**Listing:**
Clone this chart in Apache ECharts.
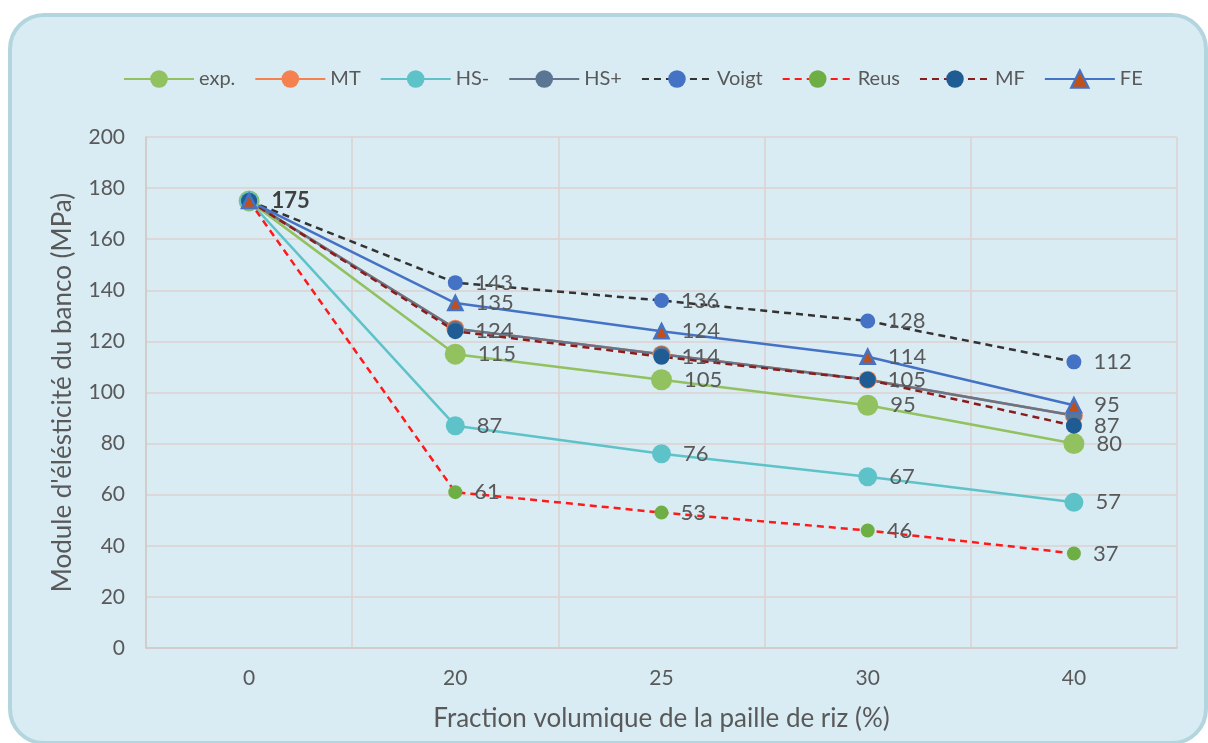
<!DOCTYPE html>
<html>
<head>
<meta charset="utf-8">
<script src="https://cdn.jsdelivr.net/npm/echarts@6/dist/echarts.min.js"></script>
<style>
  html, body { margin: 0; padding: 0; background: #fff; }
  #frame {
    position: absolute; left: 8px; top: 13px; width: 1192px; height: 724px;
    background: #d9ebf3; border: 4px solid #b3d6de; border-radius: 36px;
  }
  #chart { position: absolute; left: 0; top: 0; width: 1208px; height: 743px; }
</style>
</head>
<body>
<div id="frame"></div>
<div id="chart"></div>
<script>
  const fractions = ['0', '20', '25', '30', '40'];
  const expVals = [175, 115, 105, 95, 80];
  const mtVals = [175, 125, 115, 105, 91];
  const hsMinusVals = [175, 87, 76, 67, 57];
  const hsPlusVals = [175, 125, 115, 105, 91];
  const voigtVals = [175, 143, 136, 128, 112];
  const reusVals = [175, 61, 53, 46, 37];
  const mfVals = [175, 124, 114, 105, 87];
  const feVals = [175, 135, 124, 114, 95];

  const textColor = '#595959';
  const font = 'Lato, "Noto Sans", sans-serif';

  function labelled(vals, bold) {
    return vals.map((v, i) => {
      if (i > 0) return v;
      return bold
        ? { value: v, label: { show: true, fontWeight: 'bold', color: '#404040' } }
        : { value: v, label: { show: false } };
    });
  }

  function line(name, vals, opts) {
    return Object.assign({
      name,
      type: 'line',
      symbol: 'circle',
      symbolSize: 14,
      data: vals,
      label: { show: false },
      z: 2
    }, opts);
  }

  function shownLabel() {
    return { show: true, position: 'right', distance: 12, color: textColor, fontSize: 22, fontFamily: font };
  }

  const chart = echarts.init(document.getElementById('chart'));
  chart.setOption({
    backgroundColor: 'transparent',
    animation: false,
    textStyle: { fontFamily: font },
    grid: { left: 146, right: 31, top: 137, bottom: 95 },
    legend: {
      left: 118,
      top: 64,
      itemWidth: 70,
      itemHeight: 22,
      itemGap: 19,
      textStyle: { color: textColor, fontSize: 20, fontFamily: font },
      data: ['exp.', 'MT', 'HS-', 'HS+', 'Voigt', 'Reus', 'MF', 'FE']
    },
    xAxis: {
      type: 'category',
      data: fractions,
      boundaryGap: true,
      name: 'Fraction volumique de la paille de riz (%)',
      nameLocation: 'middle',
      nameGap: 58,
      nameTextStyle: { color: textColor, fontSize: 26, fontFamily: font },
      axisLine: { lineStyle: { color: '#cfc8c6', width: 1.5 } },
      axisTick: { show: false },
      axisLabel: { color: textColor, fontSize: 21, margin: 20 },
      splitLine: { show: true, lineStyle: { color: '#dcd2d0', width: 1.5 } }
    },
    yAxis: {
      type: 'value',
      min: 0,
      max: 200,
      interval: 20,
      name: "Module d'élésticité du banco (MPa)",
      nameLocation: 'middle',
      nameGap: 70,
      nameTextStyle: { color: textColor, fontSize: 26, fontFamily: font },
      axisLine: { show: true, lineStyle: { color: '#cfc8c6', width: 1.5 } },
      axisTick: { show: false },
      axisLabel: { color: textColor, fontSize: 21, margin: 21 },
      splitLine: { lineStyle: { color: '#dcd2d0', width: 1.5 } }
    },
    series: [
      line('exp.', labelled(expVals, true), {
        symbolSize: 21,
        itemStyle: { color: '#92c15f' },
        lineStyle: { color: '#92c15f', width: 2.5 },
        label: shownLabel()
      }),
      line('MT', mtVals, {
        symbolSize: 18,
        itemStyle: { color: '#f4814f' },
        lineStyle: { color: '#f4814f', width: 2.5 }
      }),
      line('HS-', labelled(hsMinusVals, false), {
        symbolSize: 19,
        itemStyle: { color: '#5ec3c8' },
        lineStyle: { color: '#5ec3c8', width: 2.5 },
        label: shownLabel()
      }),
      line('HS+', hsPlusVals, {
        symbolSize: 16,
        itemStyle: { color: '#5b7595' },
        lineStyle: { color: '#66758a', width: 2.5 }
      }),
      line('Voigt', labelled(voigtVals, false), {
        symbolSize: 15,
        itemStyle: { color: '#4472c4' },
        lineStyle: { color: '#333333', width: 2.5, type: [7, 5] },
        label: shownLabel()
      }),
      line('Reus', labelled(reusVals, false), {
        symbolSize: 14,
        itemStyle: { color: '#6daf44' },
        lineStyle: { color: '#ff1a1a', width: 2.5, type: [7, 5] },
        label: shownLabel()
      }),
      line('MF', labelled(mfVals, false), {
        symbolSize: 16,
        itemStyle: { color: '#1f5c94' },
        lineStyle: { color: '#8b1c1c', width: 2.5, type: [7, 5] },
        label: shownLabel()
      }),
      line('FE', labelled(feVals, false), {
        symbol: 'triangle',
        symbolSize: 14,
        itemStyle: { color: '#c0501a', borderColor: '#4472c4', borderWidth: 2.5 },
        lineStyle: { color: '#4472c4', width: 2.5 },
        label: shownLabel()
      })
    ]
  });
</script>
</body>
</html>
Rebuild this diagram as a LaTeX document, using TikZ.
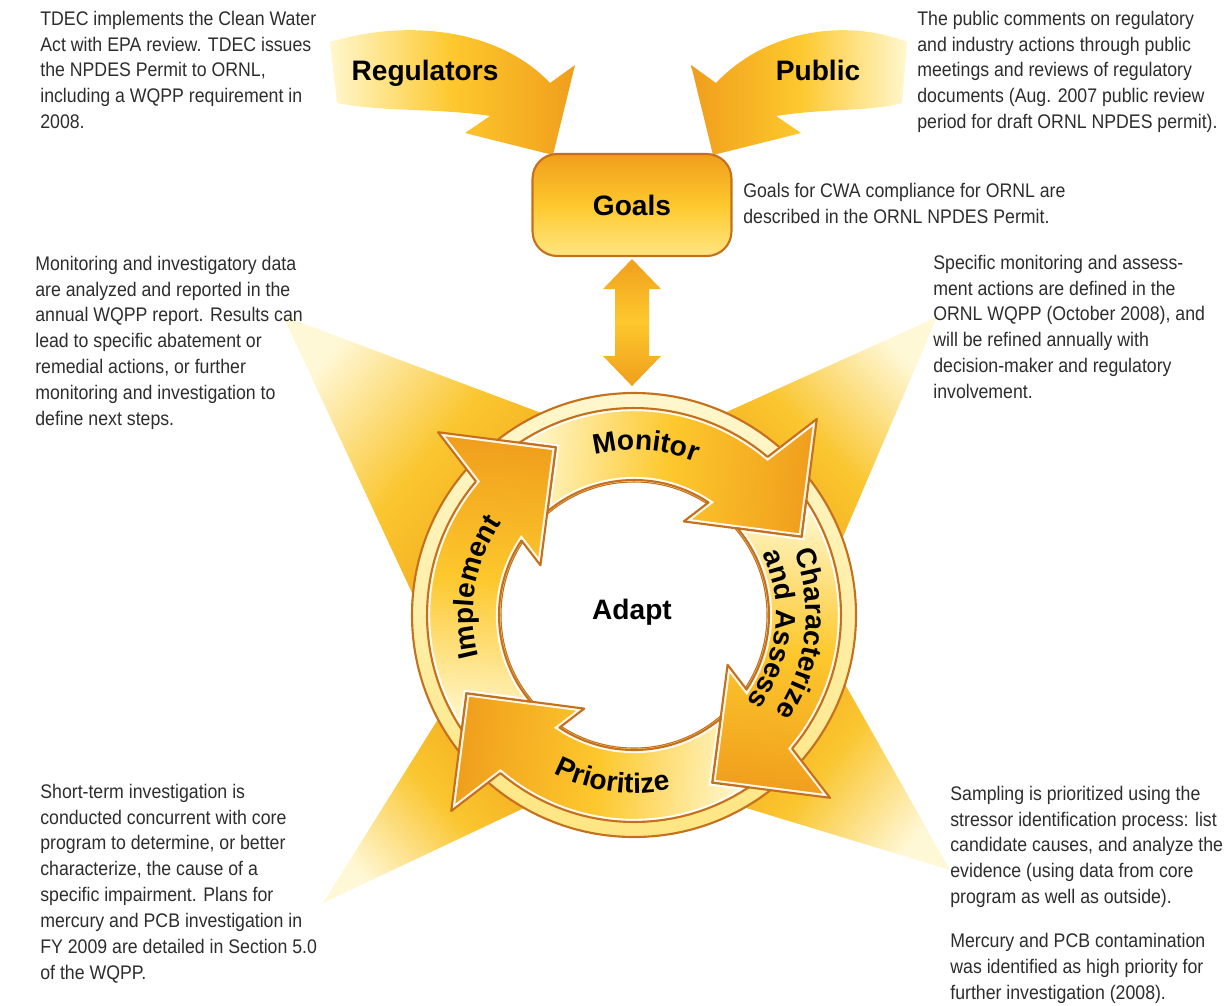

**Problem statement:**
Above are records with pictures; repeat the records exactly and leave the pictures out.

**Problem solution:**
Clone this chart in Apache ECharts.
<!DOCTYPE html>
<html>
<head>
<meta charset="utf-8">
<script src="https://cdn.jsdelivr.net/npm/echarts@6/dist/echarts.min.js"></script>
<style>
  html, body { margin: 0; padding: 0; background: #fff; }
  #frame {
    position: absolute; left: 8px; top: 13px; width: 1192px; height: 724px;
    background: #d9ebf3; border: 4px solid #b3d6de; border-radius: 36px;
  }
  #chart { position: absolute; left: 0; top: 0; width: 1208px; height: 743px; }
</style>
</head>
<body>
<div id="frame"></div>
<div id="chart"></div>
<script>
  const fractions = ['0', '20', '25', '30', '40'];
  const expVals = [175, 115, 105, 95, 80];
  const mtVals = [175, 125, 115, 105, 91];
  const hsMinusVals = [175, 87, 76, 67, 57];
  const hsPlusVals = [175, 125, 115, 105, 91];
  const voigtVals = [175, 143, 136, 128, 112];
  const reusVals = [175, 61, 53, 46, 37];
  const mfVals = [175, 124, 114, 105, 87];
  const feVals = [175, 135, 124, 114, 95];

  const textColor = '#595959';
  const font = 'Lato, "Noto Sans", sans-serif';

  function labelled(vals, bold) {
    return vals.map((v, i) => {
      if (i > 0) return v;
      return bold
        ? { value: v, label: { show: true, fontWeight: 'bold', color: '#404040' } }
        : { value: v, label: { show: false } };
    });
  }

  function line(name, vals, opts) {
    return Object.assign({
      name,
      type: 'line',
      symbol: 'circle',
      symbolSize: 14,
      data: vals,
      label: { show: false },
      z: 2
    }, opts);
  }

  function shownLabel() {
    return { show: true, position: 'right', distance: 12, color: textColor, fontSize: 22, fontFamily: font };
  }

  const chart = echarts.init(document.getElementById('chart'));
  chart.setOption({
    backgroundColor: 'transparent',
    animation: false,
    textStyle: { fontFamily: font },
    grid: { left: 146, right: 31, top: 137, bottom: 95 },
    legend: {
      left: 118,
      top: 64,
      itemWidth: 70,
      itemHeight: 22,
      itemGap: 19,
      textStyle: { color: textColor, fontSize: 20, fontFamily: font },
      data: ['exp.', 'MT', 'HS-', 'HS+', 'Voigt', 'Reus', 'MF', 'FE']
    },
    xAxis: {
      type: 'category',
      data: fractions,
      boundaryGap: true,
      name: 'Fraction volumique de la paille de riz (%)',
      nameLocation: 'middle',
      nameGap: 58,
      nameTextStyle: { color: textColor, fontSize: 26, fontFamily: font },
      axisLine: { lineStyle: { color: '#cfc8c6', width: 1.5 } },
      axisTick: { show: false },
      axisLabel: { color: textColor, fontSize: 21, margin: 20 },
      splitLine: { show: true, lineStyle: { color: '#dcd2d0', width: 1.5 } }
    },
    yAxis: {
      type: 'value',
      min: 0,
      max: 200,
      interval: 20,
      name: "Module d'élésticité du banco (MPa)",
      nameLocation: 'middle',
      nameGap: 70,
      nameTextStyle: { color: textColor, fontSize: 26, fontFamily: font },
      axisLine: { show: true, lineStyle: { color: '#cfc8c6', width: 1.5 } },
      axisTick: { show: false },
      axisLabel: { color: textColor, fontSize: 21, margin: 21 },
      splitLine: { lineStyle: { color: '#dcd2d0', width: 1.5 } }
    },
    series: [
      line('exp.', labelled(expVals, true), {
        symbolSize: 21,
        itemStyle: { color: '#92c15f' },
        lineStyle: { color: '#92c15f', width: 2.5 },
        label: shownLabel()
      }),
      line('MT', mtVals, {
        symbolSize: 18,
        itemStyle: { color: '#f4814f' },
        lineStyle: { color: '#f4814f', width: 2.5 }
      }),
      line('HS-', labelled(hsMinusVals, false), {
        symbolSize: 19,
        itemStyle: { color: '#5ec3c8' },
        lineStyle: { color: '#5ec3c8', width: 2.5 },
        label: shownLabel()
      }),
      line('HS+', hsPlusVals, {
        symbolSize: 16,
        itemStyle: { color: '#5b7595' },
        lineStyle: { color: '#66758a', width: 2.5 }
      }),
      line('Voigt', labelled(voigtVals, false), {
        symbolSize: 15,
        itemStyle: { color: '#4472c4' },
        lineStyle: { color: '#333333', width: 2.5, type: [7, 5] },
        label: shownLabel()
      }),
      line('Reus', labelled(reusVals, false), {
        symbolSize: 14,
        itemStyle: { color: '#6daf44' },
        lineStyle: { color: '#ff1a1a', width: 2.5, type: [7, 5] },
        label: shownLabel()
      }),
      line('MF', labelled(mfVals, false), {
        symbolSize: 16,
        itemStyle: { color: '#1f5c94' },
        lineStyle: { color: '#8b1c1c', width: 2.5, type: [7, 5] },
        label: shownLabel()
      }),
      line('FE', labelled(feVals, false), {
        symbol: 'triangle',
        symbolSize: 14,
        itemStyle: { color: '#c0501a', borderColor: '#4472c4', borderWidth: 2.5 },
        lineStyle: { color: '#4472c4', width: 2.5 },
        label: shownLabel()
      })
    ]
  });
</script>
</body>
</html>
Rebuild this diagram as a LaTeX document, using TikZ.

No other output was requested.